Reiner Breuer in Ketten abgeführt

Bürgermeister fühlt sich beim Rathaussturm an Szenen aus „Shades of Grey“ erinnert.

Neuss. Diese verflixte Absperrkette. Als Prinz Dieter III. und Novesia Anita I. um 10.59 Uhr das Büro von Bürgermeister Reiner Breuer betreten, schwant dem Verwaltungschef zwar schon, dass er gleich gefesselt und entmachtet wird. Was Reiner Breuer aber zu diesem Zeitpunkt noch nicht weiß: Ihm steht ein Tausch bevor. Die Macht im Rathaus ist der Bürgermeister um 11.11 Uhr los, dafür kriegt er einen neuen Spitznamen: „Mister Grey“.

Schuld daran sind drei Dinge: sein grauer Anzug, seine kesse Wortwahl — und die Fesselspiele des Neusser Prinzenpaares. Mit der rot-weißen Absperrkette setzen Dieter III. und Anita I. den Bürgermeister schachmatt. „Noch ein bisschen fester machen“, sagt der Prinz. Sicher ist schließlich sicher. Der Bürgermeister nimmt’s an diesem besonderen Tag mit Humor. „Erinnert ein bisschen an ,Shades of Grey’“, sagt er und lacht. Und schon ist der Spitzname in Anlehnung an den von Hollywood verfilmten Erotik-Bestseller geboren. „Mister Grey“ ruft einer aus der Entourage des Prinzen. Und dann geht’s für Breuer raus zum Volk.

Reiner Breuer in Ketten abgeführt
Foto: Lothar Berns

Mit dem Bürgermeister im Schlepptau marschieren die Karnevalisten auf den Marktplatz — und auf die Bühne. Dort darf er noch ein paar Worte sagen, bis er die Macht an die Neusser Jecken abtreten muss. „Es ist schon brutal. Ich bin erst 15 Monate im Amt, schon wird das Rathaus zum zweiten Mal gestürmt, und ich werde in meinem Büro malträtiert“, sagt Breuer. „Die Karnevalisten sind eingedrungen und haben mich gefesselt.“

Dann widmet sich Breuer in seiner Rede dem Motto der Session. „Vom Obertor bis Hamtorwall — faire Jecke überall“, lautet es. „Fair, das heißt, dass wir tolerant miteinander umgehen, mit Respekt, und dass wir viel Spaß haben“, sagt Breuer. Kurz darauf halten Prinz und Prinzessin den großen goldenen Rathausschlüssel in Händen, den Breuer zwar noch festzuhalten versucht — aber ohne Chance. Mit vereinten Kräften sind Prinz und Novesia einfach stärker. Das Symbol der Macht ist Reiner Breuer los. Das Rathaus ist ab sofort in Händen der Neusser Jecken. „Ons Nüss helau!“, rufen sie.

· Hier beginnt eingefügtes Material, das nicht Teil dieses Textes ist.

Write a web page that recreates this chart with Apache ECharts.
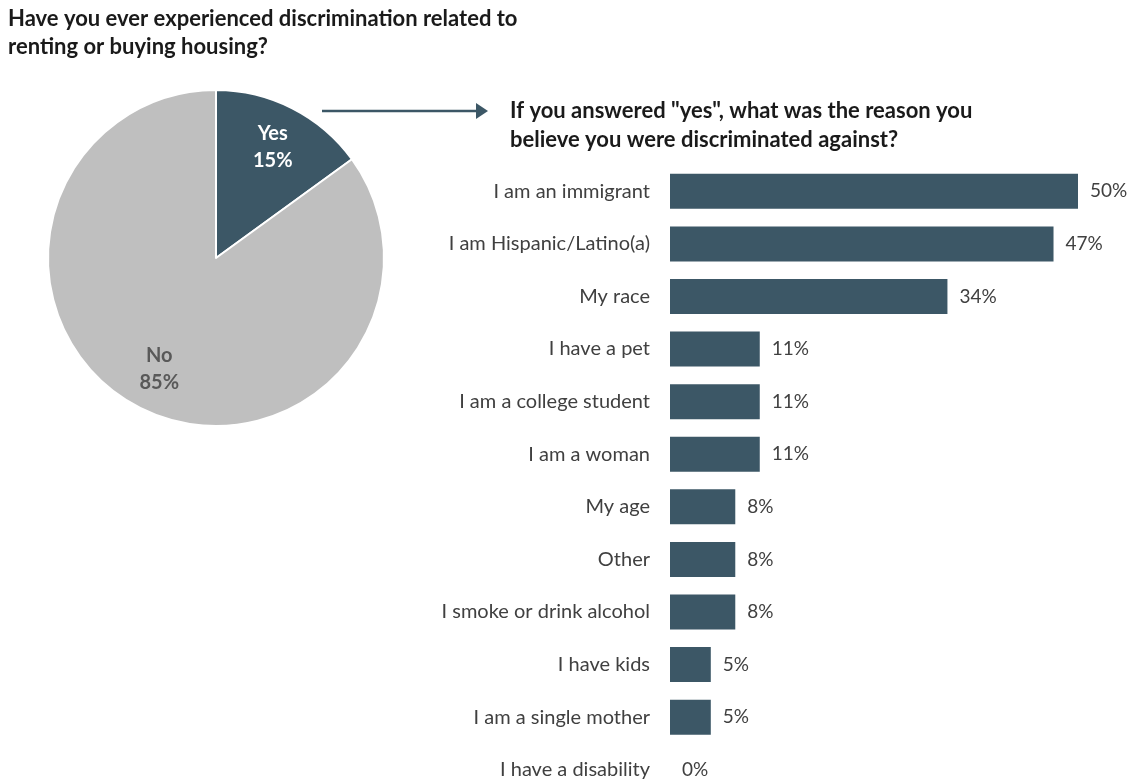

Stolz hält Anita I. den Schlüssel in die Luft, dann wendet sie sich ans Publikum. „Seid ihr gut drauf?“, fragt sie. Das Publikum bejaht. Anita I. dreht sich zu Breuer. Der Bürgermeister wird entfesselt — und die Neusser feiern ihr Prinzenpaar. Zu Ehren der Novesia stimmen auf dem Marktplatz einige lautstark den Schlager „Anita“ an. Dann gibt die Novesia den Takt vor: „Denn wir sind Nüsser Mädchen“. Danach spricht Prinz Dieter III. zum Volk. Er betont, wie viel Spaß ihm und seiner Frau die Session macht. Dann ist der frisch entfesselte Reiner Breuer am Zug: Er sticht das Fass an. Gemeinsam mit den Jecken stößt er auf eine tolle, fröhliche und friedliche Karnevalszeit an — auch wenn er die Macht im Neusser Rathaus bis Aschermittwoch los ist.